We’re taking our campervan for some short breaks in Britain’s top destinations – Newark, Bury St Edmunds and the Dengie peninsula.  Mrs RM did a robust business case before spending our children’s inheritance on what’s effectively a portable Travelodge, but even at assumed post-Brexit discount rates of more than 50% p.a. we need to use it regularly.

Park Resorts are our friend, the Wetherspoons or Travelodge of camping.  They have a collection of cheap and cheerful campsites around the UK, taking in the joys of Jaywick, Sheerness and Hartlepool.

We opted for Waterside, at St Lawrence Bay on the Dengie peninsula, purely because it was cheapest.  For £10 a night you get an electric pitch, swimming pool and “fun“.

The on-site bar had Groslch (4 pints for £10.60 during football), but no Cloudwater, so we walked to the harbour for lunch. The Blackwater Estuary is my sort of flat walk, full of colour, summer smells and wildlife, but not a person in site.  Mrs RM said it looked a bit like Pin Mill, possible the smartest bit of Suffolk.

Blackwater Estuary

The little village of St Lawrence Bay is an oddity, seemingly full of escapees from East London who’ve bought caravans and then their own houses in individual styles.

Untypical housing, St Lawrence Bay

It’s not posh, but the old folk who live there are cheerful and friendly (and clear up their dog mess, unlike folk on the Isle of Sheppey).

Facilities are limited; two large caravan sites, a small village store with tins and alcohol and a very simple pub. As Pub Curmudgeon would say, WhatPub is your friend, so we knew the Stone Inn would have pub grub and real ale, which is all you need in a village inn.  The white-boarded exterior hides a slightly rundown but pleasant sports bar, and the usual Essex humour.

Stone Inn, St Lawrence

You can also rely on Essex for all-day opening,  mainly because in any pub at 3pm there will be at least 3 middle-aged blokes sitting on the bar drinking lager. And so it was here.  Mrs RM read the runes and opted for a pint of Aspall, leaving me to be the first punter of the day to try the lone Mighty Oak IPA.

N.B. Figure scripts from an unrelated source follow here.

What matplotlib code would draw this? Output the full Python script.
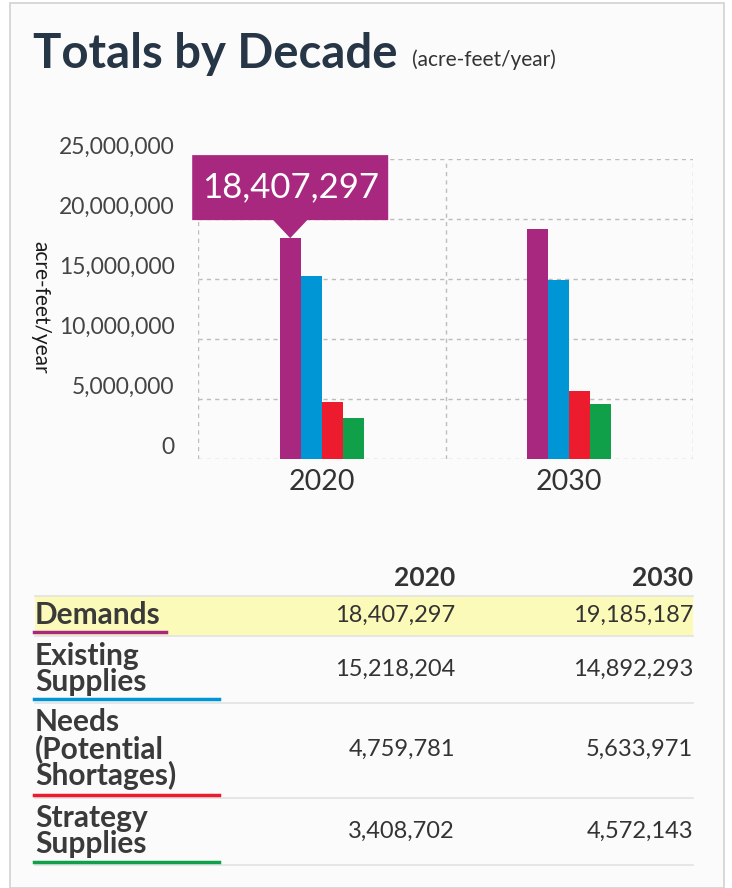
import numpy as np
import matplotlib.pyplot as plt
from matplotlib.patches import Rectangle, Polygon
from matplotlib.transforms import ScaledTranslation

decades = ['2020', '2030']
series = ['Demands', 'Existing\nSupplies', 'Needs\n(Potential\nShortages)', 'Strategy\nSupplies']
demands = [18407297, 19185187]
existing = [15218204, 14892293]
needs = [4759781, 5633971]
strategy = [3408702, 4572143]
colors = ['#a8287f', '#0096d6', '#ec1c2e', '#10a04a']
yticks = [0, 5000000, 10000000, 15000000, 20000000, 25000000]

plt.rcParams['font.family'] = ['Lato', 'DejaVu Sans']

W, H = 732, 888
fig = plt.figure(figsize=(W / 100, H / 100), dpi=100)
fig.patch.set_facecolor('white')


def fx(x):
    return x / W


def fy(y):
    return 1 - y / H


# card background + border
fig.patches.append(Rectangle((fx(10), 0), fx(724) - fx(10), fy(3), transform=fig.transFigure,
                             facecolor='#fbfbfb', edgecolor='#d2d2d2', lw=1.2, zorder=-5))

fig.text(fx(33), fy(68), 'Totals by Decade', fontsize=34, fontweight='bold', color='#263646')
fig.text(fx(412), fy(66), '(acre-feet/year)', fontsize=15, color='#333333')

# chart
ax = fig.add_axes([fx(198), fy(459), fx(693) - fx(198), (459 - 159) / H])
ax.set_facecolor('none')
x = np.arange(len(decades))
w = 0.085
values = [demands, existing, needs, strategy]
for i, (vals, c) in enumerate(zip(values, colors)):
    ax.bar(x + (i - 1.5) * w, vals, width=w, color=c, zorder=3)

ax.set_xlim(-0.5, 1.5)
ax.set_ylim(0, 25000000)
for s in ax.spines.values():
    s.set_visible(False)
for yv in yticks:
    ax.axhline(yv, color='#bdbdbd', lw=1, ls=(0, (3, 3)), zorder=1)
for xv in [-0.5, 0.5, 1.5]:
    ax.axvline(xv, color='#bdbdbd', lw=1, ls=(0, (3, 3)), zorder=1)

ax.set_yticks(yticks)
ax.set_yticklabels([f'{v:,}' for v in yticks], fontsize=16.5, color='#444444')
ax.tick_params(axis='y', length=0, pad=17)
for lab in ax.get_yticklabels():
    lab.set_transform(lab.get_transform() + ScaledTranslation(0, 0.14, fig.dpi_scale_trans))
ax.set_xticks(x)
ax.set_xticklabels(decades, fontsize=20.5, color='#333333')
ax.tick_params(axis='x', length=0, pad=7)

fig.text(fx(40), fy(307), 'acre-feet/year', fontsize=15, color='#1a1a1a', rotation=270,
         ha='center', va='center')

# tooltip on the 2020 demands bar
anchor = ScaledTranslation(x[0] - 1.5 * w, demands[0], ax.transData)
tr = fig.dpi_scale_trans + anchor
pts = np.array([(0, 0), (-17, 18), (-98, 18), (-98, 83), (98, 83), (98, 18), (17, 18)]) / 100
ax.add_patch(Polygon(pts, closed=True, transform=tr, facecolor=colors[0], edgecolor='none',
                     clip_on=False, zorder=5))
ax.text(0, 0.505, f'{demands[0]:,}', transform=tr, ha='center', va='center', color='white',
        fontsize=25, zorder=6, clip_on=False)

# table
fig.patches.append(Rectangle((fx(35), fy(636)), fx(693) - fx(35), (636 - 596) / H,
                             transform=fig.transFigure, facecolor='#fcfab8', edgecolor='none', zorder=1))
for yl in [596, 636, 703, 798, 865]:
    fig.add_artist(plt.Line2D([fx(35), fx(693)], [fy(yl), fy(yl)], transform=fig.transFigure,
                              color='#e2e2e2', lw=1.2, zorder=2))

fig.text(fx(455), fy(578), decades[0], ha='right', va='center', fontsize=19, fontweight='bold', color='#333333')
fig.text(fx(693), fy(578), decades[1], ha='right', va='center', fontsize=19, fontweight='bold', color='#333333')

label_y = [615, 669, 749, 831]
underline_y = [632, 699, 795, 862]
underline_end = [166, 219, 219, 219]
for i, name in enumerate(series):
    fig.text(fx(35), fy(label_y[i]), name, ha='left', va='center', fontsize=21.5, fontweight='bold',
             color='#3a3a3a', linespacing=0.93, zorder=3)
    fig.add_artist(plt.Line2D([fx(34), fx(underline_end[i])], [fy(underline_y[i])] * 2,
                              transform=fig.transFigure, color=colors[i], lw=2.5, zorder=3))
    fig.text(fx(455), fy(label_y[i]), f'{values[i][0]:,}', ha='right', va='center', fontsize=17,
             color='#333333', zorder=3)
    fig.text(fx(693), fy(label_y[i]), f'{values[i][1]:,}', ha='right', va='center', fontsize=17,
             color='#333333', zorder=3)

fig.savefig('out.png', dpi=100, facecolor=fig.get_facecolor())
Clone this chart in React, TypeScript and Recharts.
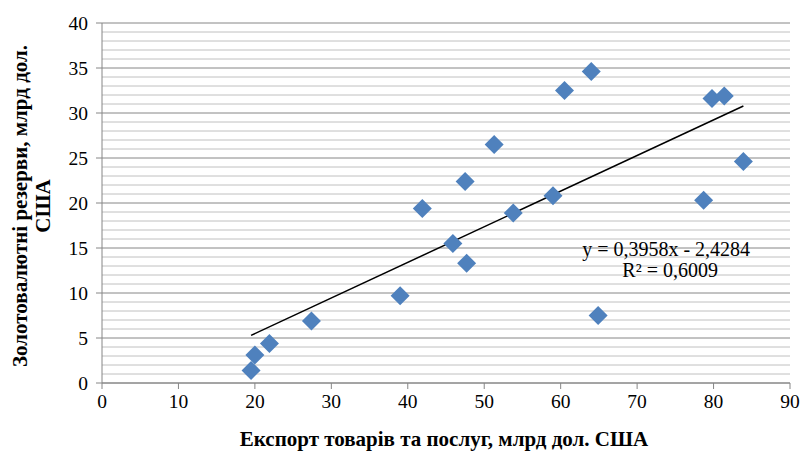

It was OK, suffering perhaps from a bit too long in the barrel, but at least served cool (NBSS 2.5).  The food was cheap and cheerful wings type stuff.  In most of Britain you get ’80s pop for OAPs in jeans and jumpers, in Essex you get Daft Pink and Shakira played for old blokes in Ellesse sportswear.  I call that a win.

Don’t fall in Mrs RM

A two hour stroll along the sea wall and through the marshes brought us to Steeple, a good-looking village with one of Essex’s top pubs.

Image result for steeple inn star
Star, Steeple

It’s a beautiful building and a model in how to run a pub that looks appealing to drinkers while maximising food trade.  Half a dozen drinkers were in place for the afternoon, some of those on the real ale, which raised hopes for beer quality.  The  Wibblers Dengie IPA (NBSS 3.5) was a superb malty brown bitter that clung to the glass, and I didn’t envy Mrs RM her Cloudy Strongbow  (I’m getting worried about her cider drinking).

Essex folk know how to spend an afternoon

The Star isn’t in this year’s Beer Guide; standards are high in Essex.  If it returns, Simon will have a field day here with the banter.  Lots of chat about swinging, though sadly I didn’t have time to see the said device in the childrens play area.  Next time perhaps.

4 thoughts on “DENGIE’S NOT DINGY

  1. Your information about campervans is very educational. I had always assumed that the preferred method was to park up in a layby, preferably one near a public convenience of some sort and a street light. I suppose £10 a night isn’t terrible and Sheerness is one place I have always put off visiting, largely down to City not playing away at Gillingham.